Friday, August 01, 2008

More Pain Ahead for KV Pharma Shareholders

The share price of KV Pharmaceutical (KV.A-$20.49) is close to a two year low and fetches a scant 10.9 times FY 2010 earnings. Nonetheless, the 10Q Detective opines that the stock of the integrated specialty drug company, home to brand name products, such as the anti-infective Clindesse and the prescription prenatal PrimaCare ONE, and a host of generic products, is not a value play.

The company grew consolidated net revenues at a compounded annual growth rate of 19.4% in the last five years. Similar forward growth could easily lead to a doubling in the current market capitalization of $1.02 billion, save for an excess of problems distracting management.

Talking Points

Stuffing the channels
Perception of sales growing
Watch out for chargebacks.
~ 10Q Detective Haiku poem

  • In the fourth-quarter of fiscal 2008 ended March 31, the company took a $1.6 million unrealized loss due to the reduced value of the auction rate securities (ARS). Albeit this was a non-cash charge, the company holds $83.9 million in principal amount of such "illiquid" securities.
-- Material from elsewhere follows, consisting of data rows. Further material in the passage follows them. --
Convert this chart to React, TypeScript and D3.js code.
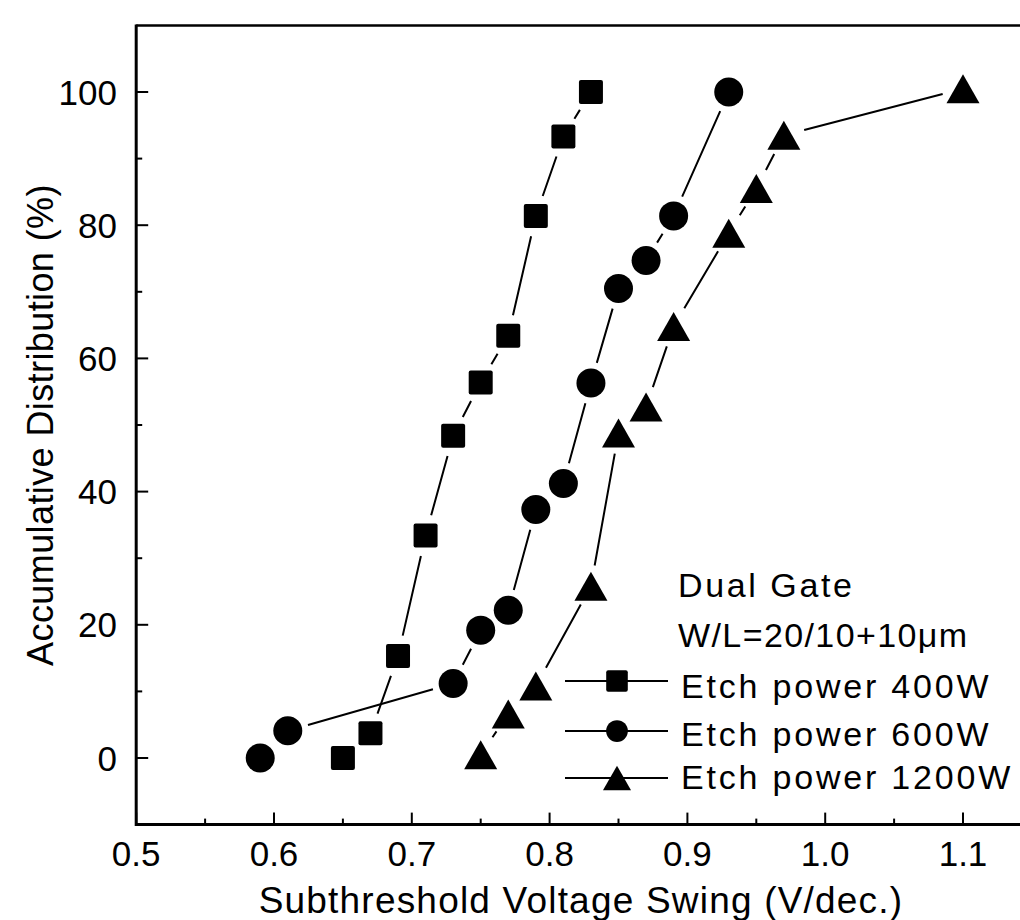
import React from "react";
import * as d3 from "d3";

// ---- data ----
const sw400 = [0.65, 0.67, 0.69, 0.71, 0.73, 0.75, 0.77, 0.79, 0.81, 0.83];
const acc400 = [0, 3.7, 15.3, 33.4, 48.4, 56.4, 63.4, 81.4, 93.3, 100];
const sw600 = [0.59, 0.61, 0.73, 0.75, 0.77, 0.79, 0.81, 0.83, 0.85, 0.87, 0.89, 0.93];
const acc600 = [0, 4.1, 11.2, 19.2, 22.2, 37.3, 41.2, 56.3, 70.5, 74.7, 81.4, 100];
const sw1200 = [0.75, 0.77, 0.79, 0.83, 0.85, 0.87, 0.89, 0.93, 0.95, 0.97, 1.1];
const acc1200 = [0.5, 6.6, 10.8, 25.8, 48.8, 52.7, 64.8, 78.8, 85.5, 93.5, 100.5];

const xMajor = [0.5, 0.6, 0.7, 0.8, 0.9, 1.0, 1.1];
const xMinor = [0.55, 0.65, 0.75, 0.85, 0.95, 1.05];
const yMajor = [0, 20, 40, 60, 80, 100];
const yMinor = [10, 30, 50, 70, 90];

const legendTitle = ["Dual Gate", "W/L=20/10+10\u03bcm"];
const seriesNames = ["Etch power 400W", "Etch power 600W", "Etch power 1200W"];
const seriesShapes = ["square", "circle", "triangle"];

const W = 1020;
const H = 920;
const FONT = "'Liberation Sans', Arial, Helvetica, sans-serif";

const x = d3.scaleLinear().domain([0.5, 1.1]).range([136.2, 963]);
const y = d3.scaleLinear().domain([0, 100]).range([758, 92]);
const xLeft = x(0.5);
const xRight = x(1.16);
const yBottom = y(-10);
const yTop = y(110);

function Marker({ shape, cx, cy, k = 1 }: { shape: string; cx: number; cy: number; k?: number }) {
  if (shape === "square") {
    const s = 24 * k;
    return <rect x={cx - s / 2} y={cy - s / 2} width={s} height={s} rx={2} fill="#000" />;
  }
  if (shape === "circle") {
    return <circle cx={cx} cy={cy} r={14.5 * k} fill="#000" />;
  }
  const w = 33 * k;
  const h = 29 * k;
  return (
    <path
      d={`M${cx},${cy - h / 2}L${cx + w / 2},${cy + h / 2}L${cx - w / 2},${cy + h / 2}Z`}
      fill="#000"
    />
  );
}

function GappedLine({ xs, ys, gap }: { xs: number[]; ys: number[]; gap: number }) {
  const segs: string[] = [];
  for (let i = 0; i < xs.length - 1; i++) {
    const x0 = x(xs[i]);
    const y0 = y(ys[i]);
    const x1 = x(xs[i + 1]);
    const y1 = y(ys[i + 1]);
    const dx = x1 - x0;
    const dy = y1 - y0;
    const len = Math.hypot(dx, dy);
    if (len <= 2 * gap + 2) continue;
    const ux = dx / len;
    const uy = dy / len;
    segs.push(
      `M${x0 + ux * gap},${y0 + uy * gap}L${x1 - ux * gap},${y1 - uy * gap}`
    );
  }
  return <path d={segs.join("")} stroke="#000" strokeWidth={2} fill="none" />;
}

export default function App() {
  const series = [
    { xs: sw400, ys: acc400 },
    { xs: sw600, ys: acc600 },
    { xs: sw1200, ys: acc1200 },
  ];
  const legendRowY = [681, 731, 778];
  const legendTextY = [698, 746, 789];
  const legendK = [0.9, 0.75, 0.85];

  return (
    <svg
      width={W}
      height={H}
      style={{ position: "absolute", left: 0, top: 0, background: "#fff" }}
      fontFamily={FONT}
    >
      <rect x={0} y={0} width={W} height={H} fill="#fff" />

      {/* frame */}
      <line x1={xLeft} y1={yTop} x2={xRight} y2={yTop} stroke="#000" strokeWidth={2.5} />
      <line x1={xLeft} y1={yBottom} x2={xRight} y2={yBottom} stroke="#000" strokeWidth={3} />
      <line x1={xLeft} y1={yTop - 1} x2={xLeft} y2={yBottom + 1.5} stroke="#000" strokeWidth={3} />
      <line x1={xRight} y1={yTop} x2={xRight} y2={yBottom} stroke="#000" strokeWidth={3} />

      {/* x ticks */}
      {xMajor.map((v) => (
        <line key={"xM" + v} x1={x(v)} x2={x(v)} y1={yBottom} y2={yBottom - 12} stroke="#000" strokeWidth={2} />
      ))}
      {xMinor.map((v) => (
        <line key={"xm" + v} x1={x(v)} x2={x(v)} y1={yBottom} y2={yBottom - 6} stroke="#000" strokeWidth={2} />
      ))}
      {xMajor.map((v) => (
        <text key={"xl" + v} x={x(v)} y={866} fontSize={35} textAnchor="middle" fill="#000">
          {d3.format(".1f")(v)}
        </text>
      ))}

      {/* y ticks */}
      {yMajor.map((v) => (
        <line key={"yM" + v} x1={xLeft} x2={xLeft + 12} y1={y(v)} y2={y(v)} stroke="#000" strokeWidth={2} />
      ))}
      {yMinor.map((v) => (
        <line key={"ym" + v} x1={xLeft} x2={xLeft + 6} y1={y(v)} y2={y(v)} stroke="#000" strokeWidth={2} />
      ))}
      {yMajor.map((v) => (
        <text key={"yl" + v} x={117} y={y(v) + 12.5} fontSize={35} textAnchor="end" fill="#000">
          {v}
        </text>
      ))}

      {/* axis titles */}
      <text x={581} y={913} fontSize={37} textAnchor="middle" letterSpacing={1.2} fill="#000">
        Subthreshold Voltage Swing (V/dec.)
      </text>
      <text
        transform={`translate(53,425) rotate(-90)`}
        fontSize={36}
        textAnchor="middle"
        letterSpacing={0.4}
        fill="#000"
      >
        Accumulative Distribution (%)
      </text>

      {/* series lines and markers */}
      {series.map((s, i) => (
        <g key={"s" + i}>
          <GappedLine xs={s.xs} ys={s.ys} gap={21} />
          {s.xs.map((v, j) => (
            <Marker key={j} shape={seriesShapes[i]} cx={x(v)} cy={y(s.ys[j])} />
          ))}
        </g>
      ))}

      {/* legend */}
      <text x={678} y={597} fontSize={34} letterSpacing={2.6} fill="#000">
        {legendTitle[0]}
      </text>
      <text x={678} y={647} fontSize={34} letterSpacing={1.4} fill="#000">
        {legendTitle[1]}
      </text>
      {seriesNames.map((name, i) => (
        <g key={"lg" + i}>
          <line x1={565} x2={668} y1={legendRowY[i]} y2={legendRowY[i]} stroke="#000" strokeWidth={2} />
          <Marker shape={seriesShapes[i]} cx={617} cy={legendRowY[i]} k={legendK[i]} />
          <text x={681} y={legendTextY[i]} fontSize={34} letterSpacing={2.8} fill="#000">
            {name}
          </text>
        </g>
      ))}
    </svg>
  );
}
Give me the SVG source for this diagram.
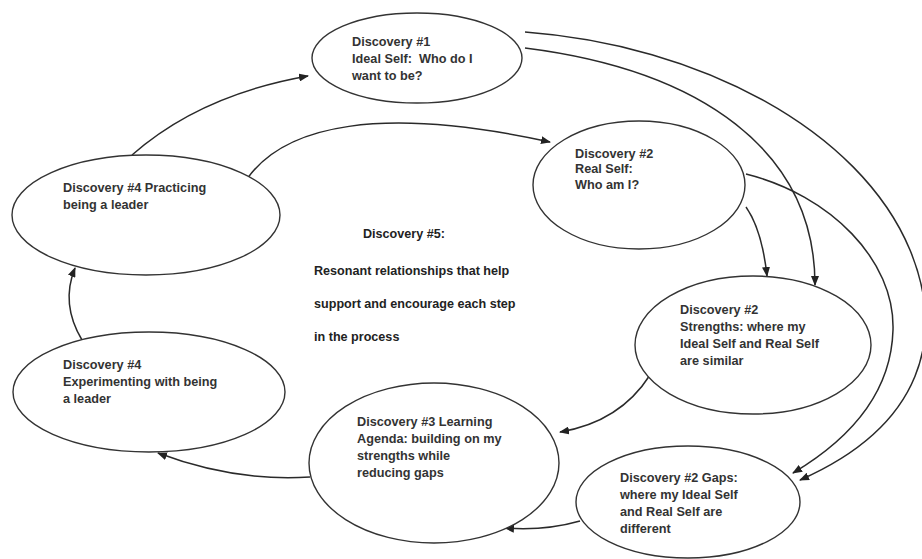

Of interest, management had said the adjustment to its ARS holdings were but "a temporary decline in value." If so, why did the company subsequently reclassify this portfolio of student loans as non-current investment securities? This signals to us that actual market value losses could be much larger, for such an accounting maneuver keeps the value declines of the income statement (unrealized losses are reported in a contra stockholders' equity account on the balance sheet) until ultimate sale.

Corporate Governance

The Hermelin family, through the family trusts, controls about 11.5% of Class A shares and 68.6% of Class B shares, according to the recent Proxy Statement filed with the SEC. Both classes of stock trade for about the same price, but Class A shares have only one-20th the voting power of Class B shares.

This explains why KV founder Victor Hermelin, 94, who retired more than thirty years ago, still receives a salary and other compensation (which totaled $142,970 in 2008) "in consideration of continuing valuable services as a consultant to the company, ongoing role as confidante, and contributions that could not be contemplated."

Current management includes his son, Chairman and CEO Marc S. Hermelin, 66; daughter-in-law, Sarah R. Weltscheff, employed as Senior Vice President, Human Resource; and, his grandson, Vice President of Corporate Strategy David S. Hermelin, 41.

Even in death, shareholders remain indebted to Marc Hermelin. His employment contract provides that upon his demise the company will make a $500,000 donation to the charity of his choice!

A constant battle for the ultimate state of control
After you've heard lie upon lie
There can hardly be a question of why
Some love is just a lie of the heart.


As if common stockholders did not have enough to worry about—another distraction at KV is familial infighting, for Victor is struggling
to wrest control of the company from his son Marc—something to do with Victor’s second wife and her two daughters, whom he adopted in 2005.

The cold remains of what began with a passionate start
But that can't happen to us
Because it's always been a matter of trust
. ~ singer/songwriter Billy Joel

That said, if Marc can get dad off his back, there is a huge incentive to sell the company—$39.6 million worth of motivation.

Editor David J Phillips does not hold a financial interest in any stocks mentioned in this article. The 10Q Detective has a Full Disclosure Policy.

2 comments:

Anonymous said...

I love the $100+ K for "contributions that could not be contemplated."

I make all sorts of uncontemplatable contributions to numerous companies, and want my money!

Anonymous said...

As far as I can see, I don't think there's much hope for the shareholders in this since the stock seems to be going down at a constant rate. This is when I would say count your losses and move on.